I think the point of category theory, especially applied category theory, is recognizing what can be further abstracted as an arrow and an object. This turns something that originally is complex and has no apparent structure into a simple dot and arrow, again. Then rinse and repeat.
For example, you can take a for loop that applies a function to a list and then creates a new list. You can't "easily" add another for loop that then applies a second transformation. But if you recognize the functor from the category of types to the category of types, then you can formulate your 2 composed for loops as `list.map(f1 | f2)`, and everything is "trivial" arrows and objects again.
Turn that into a function that returns a list, and you want to concatenate the result. "Annoying" to write, you have to flatten your list. Recognize the monad, back to a simple composition of two morphisms, even though the morphisms encapsulate a lot.
Learning and applying CT I think is recognizing which things can be conceptualized as a morphism, which then magically makes things appear "simple." Yet it is only simple if you have done that recognition work, and more advanced concepts in CT are there to assist you.
> For example, you can take a for loop that applies a function to a list and then creates a new list. You can't "easily" add another for loop that then applies a second transformation.
This is quite unconvincing.
Easy solution 1: add a second loop which takes the first loop's output and transforms it with f2.
Easy solution 2: realise you are doing one transform after another and replace out.add(f1(x)) with out.add(f2(f1(x)).
How to derive solutions like solution 2 is what category theory helps me with.
It sounds glaringly obvious in the cases where the abstraction is well understood Mapping on lists, on trees, on Maybe, on Result are all well known at this point, because most APIs offer it. Less obvious is the fact that this applies to say, a serial interface, sensor readings, futures.
If you can then express the concept of a functor in the programming language itself, you can start writing code that only relies on the fact that something is a functor. And then pass it a list, a serial interface, futures, futures of serial interfaces, etc…

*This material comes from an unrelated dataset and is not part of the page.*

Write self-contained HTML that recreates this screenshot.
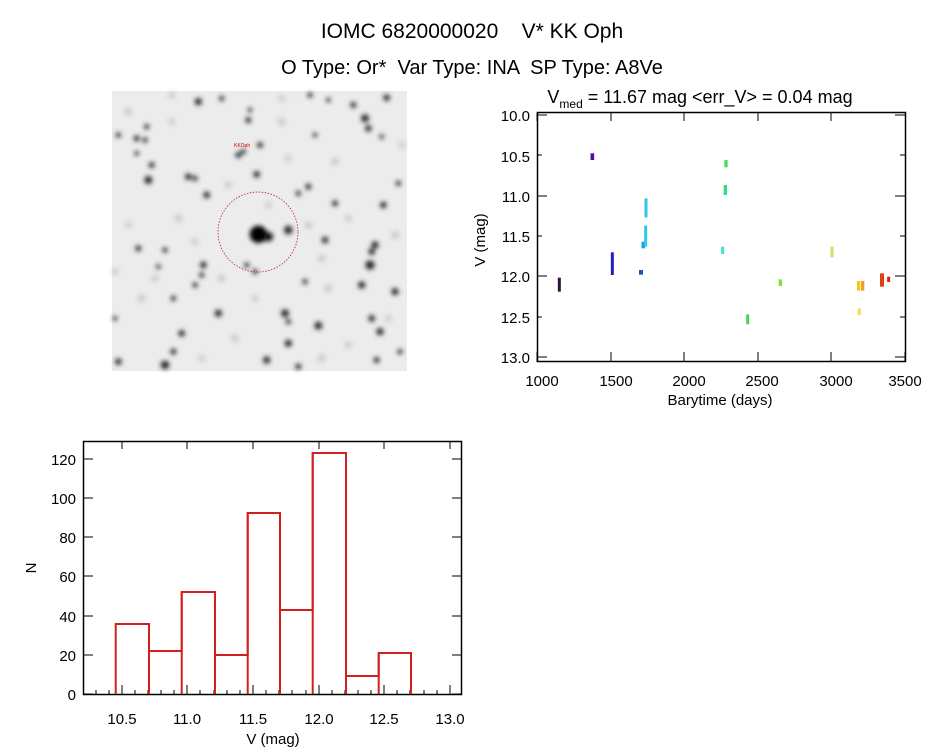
<!DOCTYPE html>
<html><head><meta charset="utf-8"><style>
html,body{margin:0;padding:0;background:#fff;width:944px;height:747px;overflow:hidden}
svg{display:block}
text{font-family:"Liberation Sans",sans-serif;fill:#000}
</style></head><body>
<svg width="944" height="747" viewBox="0 0 944 747">
<defs>
<filter id="b" x="-1" y="-1" width="3" height="3"><feGaussianBlur stdDeviation="7"/></filter>
<filter id="f" x="-1" y="-1" width="3" height="3"><feGaussianBlur stdDeviation="9"/></filter>
</defs>
<text x="472" y="38" font-size="21" text-anchor="middle" xml:space="preserve">IOMC 6820000020    V* KK Oph</text>
<text x="472" y="74" font-size="20" text-anchor="middle" xml:space="preserve">O Type: Or*  Var Type: INA  SP Type: A8Ve</text>

<!-- sky image -->
<rect x="112" y="91" width="295" height="280" fill="#ececec"/>
<g transform="translate(95,85) scale(0.33333)" fill="#999" filter="url(#f)" opacity="0.7">
<circle cx="100" cy="80" r="9"/><circle cx="230" cy="110" r="8"/><circle cx="560" cy="110" r="9"/><circle cx="720" cy="230" r="9"/><circle cx="250" cy="400" r="9"/><circle cx="100" cy="420" r="8"/><circle cx="380" cy="580" r="9"/><circle cx="700" cy="610" r="9"/><circle cx="140" cy="640" r="9"/><circle cx="420" cy="760" r="9"/><circle cx="760" cy="780" r="8"/><circle cx="900" cy="450" r="9"/><circle cx="640" cy="420" r="9"/><circle cx="520" cy="360" r="8"/><circle cx="400" cy="300" r="8"/><circle cx="580" cy="220" r="8"/><circle cx="300" cy="470" r="8"/><circle cx="680" cy="520" r="9"/><circle cx="180" cy="580" r="8"/><circle cx="480" cy="640" r="8"/><circle cx="320" cy="820" r="8"/><circle cx="680" cy="820" r="9"/><circle cx="880" cy="700" r="8"/><circle cx="60" cy="560" r="8"/><circle cx="230" cy="30" r="8"/><circle cx="560" cy="40" r="8"/><circle cx="920" cy="180" r="8"/><circle cx="760" cy="400" r="8"/>
</g>
<g transform="translate(95,85) scale(0.33333)" fill="#2a2a2a" filter="url(#b)">
<circle cx="310" cy="50" r="11"/><circle cx="380" cy="40" r="8"/><circle cx="645" cy="30" r="8"/><circle cx="700" cy="45" r="7"/><circle cx="875" cy="38" r="10"/><circle cx="775" cy="60" r="9"/><circle cx="810" cy="100" r="12"/><circle cx="820" cy="130" r="10"/><circle cx="465" cy="75" r="7"/><circle cx="460" cy="105" r="9"/><circle cx="155" cy="125" r="8"/><circle cx="70" cy="150" r="8"/><circle cx="125" cy="160" r="9"/><circle cx="150" cy="165" r="8"/><circle cx="495" cy="180" r="9"/><circle cx="430" cy="210" r="9"/><circle cx="445" cy="200" r="8"/><circle cx="660" cy="150" r="7"/><circle cx="860" cy="155" r="7"/><circle cx="170" cy="240" r="9"/><circle cx="485" cy="268" r="10"/><circle cx="160" cy="285" r="12"/><circle cx="280" cy="275" r="10"/><circle cx="300" cy="280" r="8"/><circle cx="335" cy="330" r="10"/><circle cx="640" cy="305" r="9"/><circle cx="610" cy="325" r="8"/><circle cx="910" cy="295" r="8"/><circle cx="720" cy="355" r="9"/><circle cx="865" cy="360" r="10"/><circle cx="580" cy="435" r="13"/><circle cx="690" cy="465" r="10"/><circle cx="840" cy="480" r="11"/><circle cx="825" cy="540" r="14"/><circle cx="830" cy="500" r="10"/><circle cx="130" cy="490" r="9"/><circle cx="210" cy="495" r="8"/><circle cx="325" cy="540" r="10"/><circle cx="320" cy="570" r="8"/><circle cx="300" cy="600" r="8"/><circle cx="800" cy="600" r="11"/><circle cx="900" cy="620" r="11"/><circle cx="235" cy="640" r="8"/><circle cx="630" cy="590" r="8"/><circle cx="370" cy="685" r="11"/><circle cx="570" cy="685" r="12"/><circle cx="580" cy="710" r="8"/><circle cx="670" cy="722" r="12"/><circle cx="830" cy="700" r="10"/><circle cx="855" cy="740" r="11"/><circle cx="260" cy="745" r="10"/><circle cx="580" cy="775" r="11"/><circle cx="70" cy="830" r="10"/><circle cx="210" cy="840" r="13"/><circle cx="235" cy="800" r="9"/><circle cx="515" cy="825" r="11"/><circle cx="610" cy="845" r="9"/><circle cx="845" cy="825" r="9"/><circle cx="915" cy="800" r="8"/><circle cx="190" cy="545" r="7"/><circle cx="480" cy="560" r="8"/><circle cx="455" cy="540" r="8"/><circle cx="60" cy="700" r="7"/><circle cx="125" cy="205" r="7"/>
<circle cx="490" cy="448" r="26" fill="#000"/><circle cx="520" cy="455" r="14" fill="#111"/>
</g>
<circle cx="258" cy="232" r="40" fill="none" stroke="#c02020" stroke-width="0.8" stroke-dasharray="1.5,1.5"/>
<text x="234" y="147" font-size="5" style="fill:#c00">KKOph</text>

<!-- light curve -->
<text x="700" y="103" font-size="18" text-anchor="middle">V<tspan font-size="12" dy="5">med</tspan><tspan dy="-5"> = 11.67 mag &lt;err_V&gt; = 0.04 mag</tspan></text>
<rect x="537.5" y="112.5" width="368" height="249" fill="none" stroke="#000" stroke-width="1.5"/>
<g stroke="#000" stroke-width="1">
<path d="M537 115h10M537 155h5M537 196h10M537 236h5M537 276h10M537 317h5M537 357h10M905 115h-10M905 196h-10M905 276h-10M905 357h-10M905 155h-5M905 236h-5M905 317h-5"/>
<path d="M537 362v-10M611 362v-10M684 362v-10M758 362v-10M831 362v-10M905 362v-10M537 113v8M611 113v8M684 113v8M758 113v8M831 113v8"/>
</g>
<g font-size="15" text-anchor="end">
<text x="530" y="121">10.0</text><text x="530" y="162">10.5</text><text x="530" y="202">11.0</text><text x="530" y="242">11.5</text><text x="530" y="282">12.0</text><text x="530" y="323">12.5</text><text x="530" y="363">13.0</text>
</g>
<g font-size="15" text-anchor="middle">
<text x="542" y="386">1000</text><text x="616" y="386">1500</text><text x="689" y="386">2000</text><text x="762" y="386">2500</text><text x="836" y="386">3000</text><text x="905" y="386">3500</text>
<text x="720" y="405">Barytime (days)</text>
</g>
<text x="0" y="0" font-size="15" text-anchor="middle" transform="translate(485,240) rotate(-90)">V (mag)</text>
<g transform="translate(470,80) scale(0.33333)" stroke-width="9">
<path d="M268 593V635" stroke="#301040"/><path d="M367 220V240" stroke="#5010a0" stroke-width="11"/><path d="M427 517V585" stroke="#2020c0"/><path d="M513 570V584" stroke="#2050d0" stroke-width="12"/><path d="M520 485V505" stroke="#20a0e0" stroke-width="11"/><path d="M528 355V412M527 437V500" stroke="#30c8e8"/><path d="M758 500V522" stroke="#40e0d0"/><path d="M766 315V345" stroke="#30e080" stroke-width="10"/><path d="M768 240V262" stroke="#40e060" stroke-width="10"/><path d="M833 703V733" stroke="#50d050"/><path d="M931 598V618" stroke="#80e040" stroke-width="10"/><path d="M1086 500V532" stroke="#d0e060"/><path d="M1168 685V705" stroke="#f0e060" stroke-width="10"/><path d="M1166 603V632" stroke="#f0c820" stroke-width="10"/><path d="M1178 603V632" stroke="#f0a020" stroke-width="10"/><path d="M1236 580V620" stroke="#e04010" stroke-width="12"/><path d="M1256 590V606" stroke="#e02010"/>
</g>

<!-- histogram -->
<rect x="83.5" y="441.5" width="378" height="253" fill="none" stroke="#000" stroke-width="1.5"/>
<g stroke="#000" stroke-width="1">
<path d="M83 694h10M83 655h10M83 616h10M83 576h10M83 537h10M83 498h10M83 459h10M462 694h-10M462 655h-10M462 616h-10M462 576h-10M462 537h-10M462 498h-10M462 459h-10"/>
<path d="M122 695v-10M187 695v-10M253 695v-10M319 695v-10M384 695v-10M450 695v-10M122 441v8M187 441v8M253 441v8M319 441v8M384 441v8M450 441v8"/>
<path d="M96 695v-5M109 695v-5M135 695v-5M148 695v-5M161 695v-5M174 695v-5M200 695v-5M214 695v-5M227 695v-5M240 695v-5M266 695v-5M279 695v-5M292 695v-5M306 695v-5M332 695v-5M345 695v-5M358 695v-5M371 695v-5M397 695v-5M410 695v-5M424 695v-5M437 695v-5"/>
</g>
<g fill="none" stroke="#d02020" stroke-width="2">
<path d="M115.7 694V624H149V651H181.7V592H215V655H247.7V513H280V610H312.7V453H346V676H378.7V653H411V694"/>
<path d="M149 694V651M181.7 694V592M215 694V655M247.7 694V513M280 694V610M312.7 694V453M346 694V676M378.7 694V653"/>
</g>
<g font-size="15" text-anchor="end">
<text x="76" y="700">0</text><text x="76" y="661">20</text><text x="76" y="622">40</text><text x="76" y="582">60</text><text x="76" y="543">80</text><text x="76" y="504">100</text><text x="76" y="465">120</text>
</g>
<g font-size="15" text-anchor="middle">
<text x="122" y="724">10.5</text><text x="187" y="724">11.0</text><text x="253" y="724">11.5</text><text x="319" y="724">12.0</text><text x="384" y="724">12.5</text><text x="450" y="724">13.0</text>
<text x="273" y="744">V (mag)</text>
</g>
<text x="0" y="0" font-size="15" text-anchor="middle" transform="translate(36,568) rotate(-90)">N</text>
</svg>
</body></html>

For example, you could potentially find use in expressing your above code as:
out = makeMapped(out, [f1, f2])
Now I can just pile 18 more functions defined in a config file without having to write it out.
out = makeMapped(out, configFile.createFunctions())

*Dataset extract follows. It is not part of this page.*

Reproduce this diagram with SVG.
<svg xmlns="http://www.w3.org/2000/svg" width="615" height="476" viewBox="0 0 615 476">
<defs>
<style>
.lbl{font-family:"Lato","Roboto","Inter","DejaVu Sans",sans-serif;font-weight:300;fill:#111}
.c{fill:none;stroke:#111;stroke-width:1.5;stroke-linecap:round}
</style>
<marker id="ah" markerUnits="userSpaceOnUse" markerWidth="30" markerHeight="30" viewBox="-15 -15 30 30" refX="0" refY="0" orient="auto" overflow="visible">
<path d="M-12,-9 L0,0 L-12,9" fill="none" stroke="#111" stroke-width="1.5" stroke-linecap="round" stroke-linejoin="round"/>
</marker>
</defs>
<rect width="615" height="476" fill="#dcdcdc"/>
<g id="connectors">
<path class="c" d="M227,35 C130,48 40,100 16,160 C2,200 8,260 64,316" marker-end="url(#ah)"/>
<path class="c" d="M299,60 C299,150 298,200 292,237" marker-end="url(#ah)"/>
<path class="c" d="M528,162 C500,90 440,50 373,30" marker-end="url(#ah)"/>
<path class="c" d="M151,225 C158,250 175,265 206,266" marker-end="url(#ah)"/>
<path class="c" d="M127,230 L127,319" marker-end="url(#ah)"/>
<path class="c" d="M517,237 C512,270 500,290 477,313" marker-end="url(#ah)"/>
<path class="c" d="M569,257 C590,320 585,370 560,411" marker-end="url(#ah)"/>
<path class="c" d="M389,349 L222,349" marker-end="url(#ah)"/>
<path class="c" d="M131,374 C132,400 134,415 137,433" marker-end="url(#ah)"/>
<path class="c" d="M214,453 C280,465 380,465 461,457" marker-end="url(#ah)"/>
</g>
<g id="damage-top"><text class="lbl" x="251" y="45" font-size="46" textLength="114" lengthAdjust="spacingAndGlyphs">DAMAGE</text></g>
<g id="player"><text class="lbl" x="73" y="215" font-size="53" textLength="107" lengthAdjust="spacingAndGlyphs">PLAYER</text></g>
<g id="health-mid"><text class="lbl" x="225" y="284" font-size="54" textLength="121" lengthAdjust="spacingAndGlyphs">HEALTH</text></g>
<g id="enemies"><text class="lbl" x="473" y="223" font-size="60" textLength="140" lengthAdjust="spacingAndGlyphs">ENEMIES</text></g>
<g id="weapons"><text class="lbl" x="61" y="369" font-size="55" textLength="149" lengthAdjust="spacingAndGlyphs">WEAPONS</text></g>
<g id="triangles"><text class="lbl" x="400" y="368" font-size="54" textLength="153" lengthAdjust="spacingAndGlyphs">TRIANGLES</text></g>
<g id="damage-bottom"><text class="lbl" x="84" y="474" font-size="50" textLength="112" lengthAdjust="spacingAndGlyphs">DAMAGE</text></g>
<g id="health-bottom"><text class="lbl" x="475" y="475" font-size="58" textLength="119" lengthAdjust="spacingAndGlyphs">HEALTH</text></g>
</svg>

I’m not saying you need category theory for this, the same way you don’t need algebra every time you add two numbers, but it makes it easier to see these patterns.
I have trouble finding good “practical” examples, because you can use either functors, that every experienced programmer already knows intuitively so well that the concept is ingrained. If you bring up monads, people often react viscerally.
In practice, I often just take the time to write out monads without even mentioning the word or concept, and refactor code so that it leverages that underlying structure, and that usually makes things become apparent. Monads are a really good structure to cut down on absurd complexity for anything dealing with state and concurrency, and turn it into an elegant problem.sequence(step1, step2, step3, step4) formulation.